DATASET EXTRACT start

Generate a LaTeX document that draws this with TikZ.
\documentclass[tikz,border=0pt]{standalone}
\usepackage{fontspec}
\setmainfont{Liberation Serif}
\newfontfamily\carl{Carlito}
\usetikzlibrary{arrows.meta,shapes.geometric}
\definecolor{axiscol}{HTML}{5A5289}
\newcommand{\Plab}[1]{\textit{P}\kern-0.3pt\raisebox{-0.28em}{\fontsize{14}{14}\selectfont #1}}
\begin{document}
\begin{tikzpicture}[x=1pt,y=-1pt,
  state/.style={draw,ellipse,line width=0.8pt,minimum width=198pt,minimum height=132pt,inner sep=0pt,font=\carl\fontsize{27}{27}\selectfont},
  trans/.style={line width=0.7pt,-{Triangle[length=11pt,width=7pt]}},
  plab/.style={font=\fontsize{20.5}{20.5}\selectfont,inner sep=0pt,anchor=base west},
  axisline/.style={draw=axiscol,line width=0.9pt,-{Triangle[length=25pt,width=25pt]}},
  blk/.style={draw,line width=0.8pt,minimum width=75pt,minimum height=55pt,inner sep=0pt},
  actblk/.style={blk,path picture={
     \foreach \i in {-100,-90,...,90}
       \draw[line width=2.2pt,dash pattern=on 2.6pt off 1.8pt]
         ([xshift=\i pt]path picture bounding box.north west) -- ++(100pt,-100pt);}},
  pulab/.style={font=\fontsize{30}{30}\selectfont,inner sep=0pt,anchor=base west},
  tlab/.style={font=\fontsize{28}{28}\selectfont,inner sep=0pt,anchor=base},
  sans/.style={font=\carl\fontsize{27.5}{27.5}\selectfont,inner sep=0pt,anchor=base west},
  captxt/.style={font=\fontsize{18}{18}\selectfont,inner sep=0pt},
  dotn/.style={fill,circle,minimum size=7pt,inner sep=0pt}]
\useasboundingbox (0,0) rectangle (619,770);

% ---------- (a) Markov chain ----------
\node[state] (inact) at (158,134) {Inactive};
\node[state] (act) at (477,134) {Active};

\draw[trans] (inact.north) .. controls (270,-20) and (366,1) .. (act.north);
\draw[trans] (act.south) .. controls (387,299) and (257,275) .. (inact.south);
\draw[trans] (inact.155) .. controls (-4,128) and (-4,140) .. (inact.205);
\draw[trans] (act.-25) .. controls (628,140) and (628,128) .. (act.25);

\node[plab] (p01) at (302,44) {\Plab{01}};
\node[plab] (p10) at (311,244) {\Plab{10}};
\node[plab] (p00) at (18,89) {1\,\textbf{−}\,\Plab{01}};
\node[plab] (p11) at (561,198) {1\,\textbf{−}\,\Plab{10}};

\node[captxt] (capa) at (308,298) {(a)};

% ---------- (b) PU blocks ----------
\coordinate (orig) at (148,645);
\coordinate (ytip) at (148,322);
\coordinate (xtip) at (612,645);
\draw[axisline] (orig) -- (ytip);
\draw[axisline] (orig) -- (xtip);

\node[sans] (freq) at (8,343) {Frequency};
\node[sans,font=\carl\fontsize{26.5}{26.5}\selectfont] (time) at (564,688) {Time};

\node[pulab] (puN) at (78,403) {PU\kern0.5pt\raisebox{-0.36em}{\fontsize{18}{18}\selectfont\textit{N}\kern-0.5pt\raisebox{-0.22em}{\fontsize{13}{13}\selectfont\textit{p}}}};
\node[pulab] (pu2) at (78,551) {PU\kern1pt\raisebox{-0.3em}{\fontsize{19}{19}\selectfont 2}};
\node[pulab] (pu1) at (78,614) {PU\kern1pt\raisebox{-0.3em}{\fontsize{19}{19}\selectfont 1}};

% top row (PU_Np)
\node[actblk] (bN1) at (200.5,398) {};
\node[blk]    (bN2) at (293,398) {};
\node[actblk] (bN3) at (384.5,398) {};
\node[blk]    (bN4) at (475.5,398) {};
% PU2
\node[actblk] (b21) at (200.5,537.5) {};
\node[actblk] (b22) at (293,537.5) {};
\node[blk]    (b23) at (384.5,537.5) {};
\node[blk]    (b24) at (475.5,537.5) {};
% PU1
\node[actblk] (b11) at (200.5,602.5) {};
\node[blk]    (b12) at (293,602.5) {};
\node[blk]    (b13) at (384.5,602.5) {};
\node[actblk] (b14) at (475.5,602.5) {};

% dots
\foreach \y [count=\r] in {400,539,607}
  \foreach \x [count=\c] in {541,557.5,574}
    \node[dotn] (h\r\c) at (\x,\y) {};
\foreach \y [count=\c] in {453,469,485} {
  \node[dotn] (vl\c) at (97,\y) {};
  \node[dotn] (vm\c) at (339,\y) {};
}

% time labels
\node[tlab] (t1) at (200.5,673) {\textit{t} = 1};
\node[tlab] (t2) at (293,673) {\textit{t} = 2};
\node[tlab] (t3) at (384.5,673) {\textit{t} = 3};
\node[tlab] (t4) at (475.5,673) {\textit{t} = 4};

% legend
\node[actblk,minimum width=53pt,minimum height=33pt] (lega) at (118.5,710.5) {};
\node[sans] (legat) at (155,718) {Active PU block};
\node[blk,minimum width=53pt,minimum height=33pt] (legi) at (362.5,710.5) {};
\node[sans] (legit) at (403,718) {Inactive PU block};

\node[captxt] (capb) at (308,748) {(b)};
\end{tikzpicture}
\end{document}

DATASET EXTRACT end

- BRIEF -
Reproduce the listing above word for word.

- RESPONSE -
Generate a LaTeX document that draws this with TikZ.
\documentclass[tikz,border=0pt]{standalone}
\usepackage{fontspec}
\setmainfont{Liberation Serif}
\newfontfamily\carl{Carlito}
\usetikzlibrary{arrows.meta,shapes.geometric}
\definecolor{axiscol}{HTML}{5A5289}
\newcommand{\Plab}[1]{\textit{P}\kern-0.3pt\raisebox{-0.28em}{\fontsize{14}{14}\selectfont #1}}
\begin{document}
\begin{tikzpicture}[x=1pt,y=-1pt,
  state/.style={draw,ellipse,line width=0.8pt,minimum width=198pt,minimum height=132pt,inner sep=0pt,font=\carl\fontsize{27}{27}\selectfont},
  trans/.style={line width=0.7pt,-{Triangle[length=11pt,width=7pt]}},
  plab/.style={font=\fontsize{20.5}{20.5}\selectfont,inner sep=0pt,anchor=base west},
  axisline/.style={draw=axiscol,line width=0.9pt,-{Triangle[length=25pt,width=25pt]}},
  blk/.style={draw,line width=0.8pt,minimum width=75pt,minimum height=55pt,inner sep=0pt},
  actblk/.style={blk,path picture={
     \foreach \i in {-100,-90,...,90}
       \draw[line width=2.2pt,dash pattern=on 2.6pt off 1.8pt]
         ([xshift=\i pt]path picture bounding box.north west) -- ++(100pt,-100pt);}},
  pulab/.style={font=\fontsize{30}{30}\selectfont,inner sep=0pt,anchor=base west},
  tlab/.style={font=\fontsize{28}{28}\selectfont,inner sep=0pt,anchor=base},
  sans/.style={font=\carl\fontsize{27.5}{27.5}\selectfont,inner sep=0pt,anchor=base west},
  captxt/.style={font=\fontsize{18}{18}\selectfont,inner sep=0pt},
  dotn/.style={fill,circle,minimum size=7pt,inner sep=0pt}]
\useasboundingbox (0,0) rectangle (619,770);

% ---------- (a) Markov chain ----------
\node[state] (inact) at (158,134) {Inactive};
\node[state] (act) at (477,134) {Active};

\draw[trans] (inact.north) .. controls (270,-20) and (366,1) .. (act.north);
\draw[trans] (act.south) .. controls (387,299) and (257,275) .. (inact.south);
\draw[trans] (inact.155) .. controls (-4,128) and (-4,140) .. (inact.205);
\draw[trans] (act.-25) .. controls (628,140) and (628,128) .. (act.25);

\node[plab] (p01) at (302,44) {\Plab{01}};
\node[plab] (p10) at (311,244) {\Plab{10}};
\node[plab] (p00) at (18,89) {1\,\textbf{−}\,\Plab{01}};
\node[plab] (p11) at (561,198) {1\,\textbf{−}\,\Plab{10}};

\node[captxt] (capa) at (308,298) {(a)};

% ---------- (b) PU blocks ----------
\coordinate (orig) at (148,645);
\coordinate (ytip) at (148,322);
\coordinate (xtip) at (612,645);
\draw[axisline] (orig) -- (ytip);
\draw[axisline] (orig) -- (xtip);

\node[sans] (freq) at (8,343) {Frequency};
\node[sans,font=\carl\fontsize{26.5}{26.5}\selectfont] (time) at (564,688) {Time};

\node[pulab] (puN) at (78,403) {PU\kern0.5pt\raisebox{-0.36em}{\fontsize{18}{18}\selectfont\textit{N}\kern-0.5pt\raisebox{-0.22em}{\fontsize{13}{13}\selectfont\textit{p}}}};
\node[pulab] (pu2) at (78,551) {PU\kern1pt\raisebox{-0.3em}{\fontsize{19}{19}\selectfont 2}};
\node[pulab] (pu1) at (78,614) {PU\kern1pt\raisebox{-0.3em}{\fontsize{19}{19}\selectfont 1}};

% top row (PU_Np)
\node[actblk] (bN1) at (200.5,398) {};
\node[blk]    (bN2) at (293,398) {};
\node[actblk] (bN3) at (384.5,398) {};
\node[blk]    (bN4) at (475.5,398) {};
% PU2
\node[actblk] (b21) at (200.5,537.5) {};
\node[actblk] (b22) at (293,537.5) {};
\node[blk]    (b23) at (384.5,537.5) {};
\node[blk]    (b24) at (475.5,537.5) {};
% PU1
\node[actblk] (b11) at (200.5,602.5) {};
\node[blk]    (b12) at (293,602.5) {};
\node[blk]    (b13) at (384.5,602.5) {};
\node[actblk] (b14) at (475.5,602.5) {};

% dots
\foreach \y [count=\r] in {400,539,607}
  \foreach \x [count=\c] in {541,557.5,574}
    \node[dotn] (h\r\c) at (\x,\y) {};
\foreach \y [count=\c] in {453,469,485} {
  \node[dotn] (vl\c) at (97,\y) {};
  \node[dotn] (vm\c) at (339,\y) {};
}

% time labels
\node[tlab] (t1) at (200.5,673) {\textit{t} = 1};
\node[tlab] (t2) at (293,673) {\textit{t} = 2};
\node[tlab] (t3) at (384.5,673) {\textit{t} = 3};
\node[tlab] (t4) at (475.5,673) {\textit{t} = 4};

% legend
\node[actblk,minimum width=53pt,minimum height=33pt] (lega) at (118.5,710.5) {};
\node[sans] (legat) at (155,718) {Active PU block};
\node[blk,minimum width=53pt,minimum height=33pt] (legi) at (362.5,710.5) {};
\node[sans] (legit) at (403,718) {Inactive PU block};

\node[captxt] (capb) at (308,748) {(b)};
\end{tikzpicture}
\end{document}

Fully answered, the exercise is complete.